Vik termina a entrevista dizendo que a “exposição está linda e que ele está muito orgulhoso. “E minha mãe está mais orgulhosa ainda, porque ela é muito religiosa. Ela está feliz da vida com essa mostra! ”

Sucesso em Avignon

Para o curador da exposição na Collection Lambert, Stéphane Ibars, “Imaginária” marca o retorno de Vik Muniz a esse museu, onde ele realizou uma retrospectiva de grande sucesso em 2011-2012, atraindo cerca de 40 mil visitantes e um público bem diverso. “A obra de Vik é fruto de uma verdadeira pesquisa sobre nossa relação com a imagem, com a sua difusão e a sua essência no mundo contemporâneo”.
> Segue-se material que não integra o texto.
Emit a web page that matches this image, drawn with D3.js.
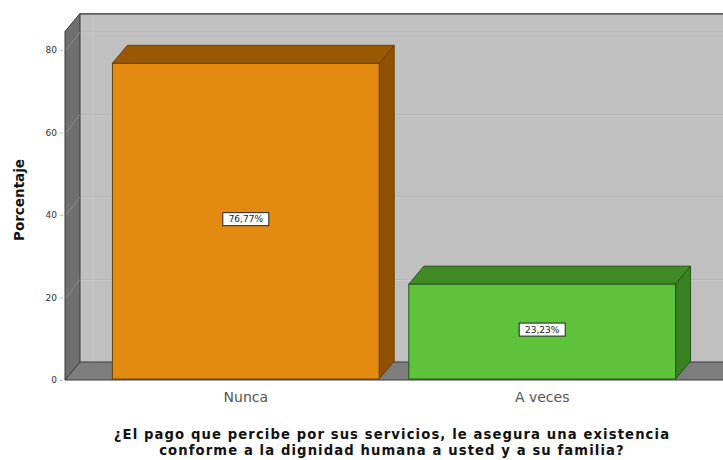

Segundo curador, dessa vez o artista deu um passo mais audacioso, e “na medida em que a arte contemporânea se transformou em um fetiche e quase substituiu, para muita gente, nossa relação com a religião, ele se interessa pelo espiritual na arte, o que não é muito frequente hoje. E partindo de sua relação espiritual na arte - como um artista brasileiro, é preciso ressaltar - ele vai nos falar mais uma vez de nossa relação com as imagens e o poder que elas têm sobre nós. Ele faz isso de maneira inesperada, utilizando referências religiosas, recortadas de revistas, mas também referências da sociedade de consumo”.

“O que eu gosto muito na obra dele, diz Ibars, é que ele consegue produzir, como os grandes mestres, a sensação do tempo que para. E atualmente nós precisamos disso, com essa corrida desenfreada à imagem, ao consumo. E quando você entra numa exposição dele o tempo para, você passa horas reconhecendo, contemplando, descobrindo e reconstruindo a sua relação com a imagem.

“Imaginária” de Vik Muniz pode ser vista na Collection Lambert em Avignon até 29 de setembro de 2019. No Museu de Arte Moderna de Salvador (MAM-BA) a exposição fica em cartaz até 31 de agosto de 2019.